Billionaire-backed socialist movements

The $2 Billion Machine Funding Zohran Mamdani

EDITOR'S NOTES

What passes for “grassroots” politics today is often little more than an astroturf operation wrapped in social justice branding. The story below dissects the money-laundering mechanisms behind one of the most powerful political machines in America—the Working Families Party. As you’ll see, when billionaires fund socialism through tax-exempt shells, the term “populist uprising” becomes theater. And you, the taxpayer, are left holding the bill.

The Socialist Face of a Billionaire-Backed Machine

Let’s call it what it is: political money laundering dressed in progressive drag. While the media hypes the rise of so-called “grassroots” movements like New York's Working Families Party (WFP), the real engine behind these campaigns is an elite donor class using shell charities and PACs to puppeteer the revolution—from above.

Take Zohran Mamdani, the socialist darling of the WFP. After taking office, Mamdani triumphantly declared on NBC that “billionaires shouldn’t exist.” Stirring words—until you follow the money. Mamdani's campaign was buoyed by over $2 million in spending from PACs and “advocacy” groups, the bulk of which traces back to the very billionaire class he denounces. If that smells like hypocrisy, it’s because it is. The idea of billionaires funding a socialist candidate isn’t just ironic—it’s a masterclass in political misdirection.

But this isn't just about Mamdani. This is a system. A rigged apparatus. And it's operating right under the IRS’s nose.

The Soros Network: A $5.57 Billion Shadow Pipeline

Let’s follow the paper trail. It begins, unsurprisingly, with George Soros—the perennial funder of progressive causes. His $4.5 billion “charity,” the Open Society Institute, enjoys full tax exemption while pumping money into political satellite organizations like the Tides Foundation, which somehow reports $350 million in annual activity despite claiming zero employees. From there, the money trickles—no, floods—into groups like the Working Families Organization, a 501(c)(4), which then bankrolls the PACs pushing candidates like Mamdani to the podium.

This is not philanthropy. This is a political investment portfolio disguised as a charity network. And it’s operating on a scale that would make even the Clinton Foundation blush.

To make matters worse, the architects of this structure aren’t even bothering to hide their tracks. These “separate” entities share staff, decision-makers, and operating goals. They admit to “common control.” One day someone’s an executive at the charitable arm; the next, they’re cutting checks at the PAC. This isn't just unethical—it’s illegal. The IRS code is clear: charitable organizations must operate exclusively for charitable purposes. The moment political campaigning enters the mix, that tax exemption should be yanked.

Accounting Firms Flag the Operation — IRS Does Nothing

Audits have already flagged the problem. Accounting giants like Deloitte and Withum found “significant deficiencies” and “overlapping officers” between these interconnected organizations. The technical term is “substance over form,” which means the law doesn’t care how many legal wrappers you slap on your scam—if it walks like a political machine and quacks like a political machine, it doesn’t matter what the paperwork says.

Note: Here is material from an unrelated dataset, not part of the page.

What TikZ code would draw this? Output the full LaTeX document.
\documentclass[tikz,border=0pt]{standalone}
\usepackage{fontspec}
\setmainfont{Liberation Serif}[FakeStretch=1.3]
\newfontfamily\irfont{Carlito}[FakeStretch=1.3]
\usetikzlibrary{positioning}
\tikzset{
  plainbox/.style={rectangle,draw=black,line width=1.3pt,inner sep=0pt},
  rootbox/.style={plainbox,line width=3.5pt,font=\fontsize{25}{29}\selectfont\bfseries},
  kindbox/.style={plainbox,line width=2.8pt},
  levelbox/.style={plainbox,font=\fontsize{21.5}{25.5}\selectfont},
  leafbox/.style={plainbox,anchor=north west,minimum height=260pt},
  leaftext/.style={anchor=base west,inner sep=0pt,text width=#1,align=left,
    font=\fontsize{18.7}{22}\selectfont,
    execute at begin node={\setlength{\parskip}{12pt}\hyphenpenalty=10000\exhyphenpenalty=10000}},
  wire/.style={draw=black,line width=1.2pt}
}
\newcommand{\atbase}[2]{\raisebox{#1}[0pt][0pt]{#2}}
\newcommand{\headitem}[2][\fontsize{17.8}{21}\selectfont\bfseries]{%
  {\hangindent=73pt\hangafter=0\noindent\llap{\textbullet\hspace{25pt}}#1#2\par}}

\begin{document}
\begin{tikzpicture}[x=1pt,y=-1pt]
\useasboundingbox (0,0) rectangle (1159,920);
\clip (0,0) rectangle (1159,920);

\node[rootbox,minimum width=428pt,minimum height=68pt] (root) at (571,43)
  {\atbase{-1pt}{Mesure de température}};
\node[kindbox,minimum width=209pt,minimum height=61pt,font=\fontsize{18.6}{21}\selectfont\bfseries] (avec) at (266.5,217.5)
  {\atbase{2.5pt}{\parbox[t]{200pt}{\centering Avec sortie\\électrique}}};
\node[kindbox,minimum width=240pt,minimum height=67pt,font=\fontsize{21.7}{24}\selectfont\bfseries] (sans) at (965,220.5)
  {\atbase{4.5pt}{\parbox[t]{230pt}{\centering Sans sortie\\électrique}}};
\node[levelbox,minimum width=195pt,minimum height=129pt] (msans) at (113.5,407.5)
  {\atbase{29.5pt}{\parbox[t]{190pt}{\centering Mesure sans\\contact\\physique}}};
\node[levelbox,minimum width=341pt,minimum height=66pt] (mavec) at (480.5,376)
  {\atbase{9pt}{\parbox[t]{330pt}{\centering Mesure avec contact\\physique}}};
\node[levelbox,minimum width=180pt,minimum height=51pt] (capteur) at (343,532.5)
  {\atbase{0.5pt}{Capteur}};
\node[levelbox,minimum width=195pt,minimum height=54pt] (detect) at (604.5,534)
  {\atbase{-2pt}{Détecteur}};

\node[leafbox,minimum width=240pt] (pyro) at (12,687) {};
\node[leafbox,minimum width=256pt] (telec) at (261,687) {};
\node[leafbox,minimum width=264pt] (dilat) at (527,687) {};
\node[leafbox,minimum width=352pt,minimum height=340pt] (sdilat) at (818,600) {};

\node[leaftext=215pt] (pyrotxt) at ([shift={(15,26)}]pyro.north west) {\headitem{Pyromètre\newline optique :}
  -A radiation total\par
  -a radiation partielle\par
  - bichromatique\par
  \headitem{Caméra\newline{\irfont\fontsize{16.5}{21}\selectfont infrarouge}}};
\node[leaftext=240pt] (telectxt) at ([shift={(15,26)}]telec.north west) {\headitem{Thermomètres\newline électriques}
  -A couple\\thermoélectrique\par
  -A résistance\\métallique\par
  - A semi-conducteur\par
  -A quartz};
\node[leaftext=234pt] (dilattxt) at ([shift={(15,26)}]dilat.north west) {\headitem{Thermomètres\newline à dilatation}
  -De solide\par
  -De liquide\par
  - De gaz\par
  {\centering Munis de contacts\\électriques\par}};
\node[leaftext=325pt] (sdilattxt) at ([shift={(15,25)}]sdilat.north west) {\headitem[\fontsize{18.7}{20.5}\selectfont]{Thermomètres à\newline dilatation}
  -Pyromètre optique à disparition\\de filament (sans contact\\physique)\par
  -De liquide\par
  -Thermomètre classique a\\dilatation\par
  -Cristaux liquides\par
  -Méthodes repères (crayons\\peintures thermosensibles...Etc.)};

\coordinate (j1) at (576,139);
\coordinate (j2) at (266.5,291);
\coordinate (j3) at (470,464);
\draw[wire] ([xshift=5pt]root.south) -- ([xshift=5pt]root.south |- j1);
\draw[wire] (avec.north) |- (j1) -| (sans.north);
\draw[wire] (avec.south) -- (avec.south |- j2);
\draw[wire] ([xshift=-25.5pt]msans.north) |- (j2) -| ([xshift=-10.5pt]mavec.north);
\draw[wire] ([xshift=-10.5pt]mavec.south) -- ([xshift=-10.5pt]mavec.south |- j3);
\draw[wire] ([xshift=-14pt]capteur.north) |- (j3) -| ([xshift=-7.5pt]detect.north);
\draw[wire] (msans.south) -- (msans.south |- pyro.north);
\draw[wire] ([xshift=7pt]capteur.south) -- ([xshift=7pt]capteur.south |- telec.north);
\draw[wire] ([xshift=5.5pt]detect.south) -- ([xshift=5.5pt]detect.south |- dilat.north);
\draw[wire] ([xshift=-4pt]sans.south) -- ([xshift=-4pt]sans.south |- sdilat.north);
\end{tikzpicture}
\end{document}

And the cost? North of $450 million per year in lost tax revenue. Money that could fund real infrastructure, veterans' care, or—God forbid—be returned to the people who earned it. Instead, it's being funneled into a machine that manufactures faux-populist candidates while its billionaire patrons remain comfortably behind the curtain.

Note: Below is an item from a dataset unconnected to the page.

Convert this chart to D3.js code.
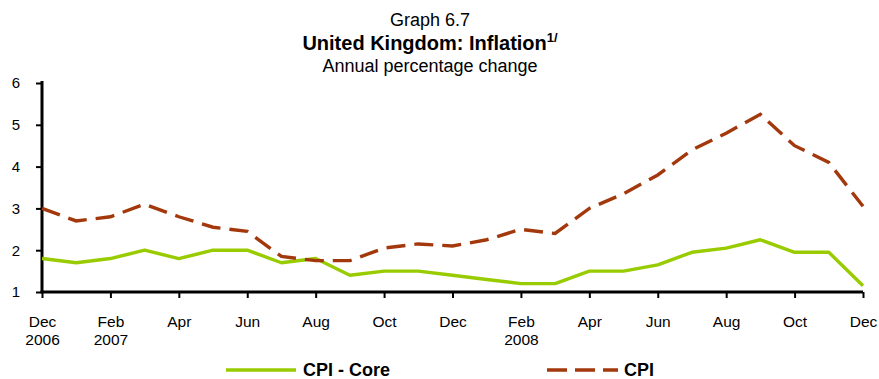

Corrupted Oversight: Referees Wearing Team Jerseys

To make things even more brazen, the so-called “watchdogs” overseeing this operation have been compromised. Larry Moskowitz, a 15-year WFP insider, somehow ended up on the New York City Campaign Finance Board. His colleague, David Duhalde—formerly of the Democratic Socialists of America—also held a position there while his network ran a mayoral campaign. Imagine referees calling plays while wearing the same jersey as the players. That’s not democracy; it’s insider trading with ballots.

What emerges from all this is a system where PACs fund campaigns with money they never had, using circular transactions that would qualify as fraud in any regulated financial institution. But because the perpetrators cloak themselves in social justice rhetoric, they get a pass.

The Great Progressive Grift: Populism for Sale

This is the genius—and the poison—of today’s progressive political apparatus: to preach revolution while being bankrolled by oligarchs. To speak for “working families” while laundering elite capital into political leverage. To wave the banner of democracy while rigging the game behind closed doors.

And the IRS? They have over a thousand pages of documentation, flagged audits, and financial disclosures showing clear abuse. But enforcement has been non-existent. Because in Washington, enforcement follows the narrative. And when that narrative is controlled by a $5.57 billion media and political empire, truth doesn’t just get buried—it gets silenced.

This isn't grassroots. It's Astroturf. And unless Americans wake up, we’ll continue to be governed by tax-exempt billionaires funding candidates who promise to dismantle the very system that made them rich—all while selling you the fantasy that it’s a people’s movement.

The Working Families Party? Try the Wealth-Funded Puppets Party.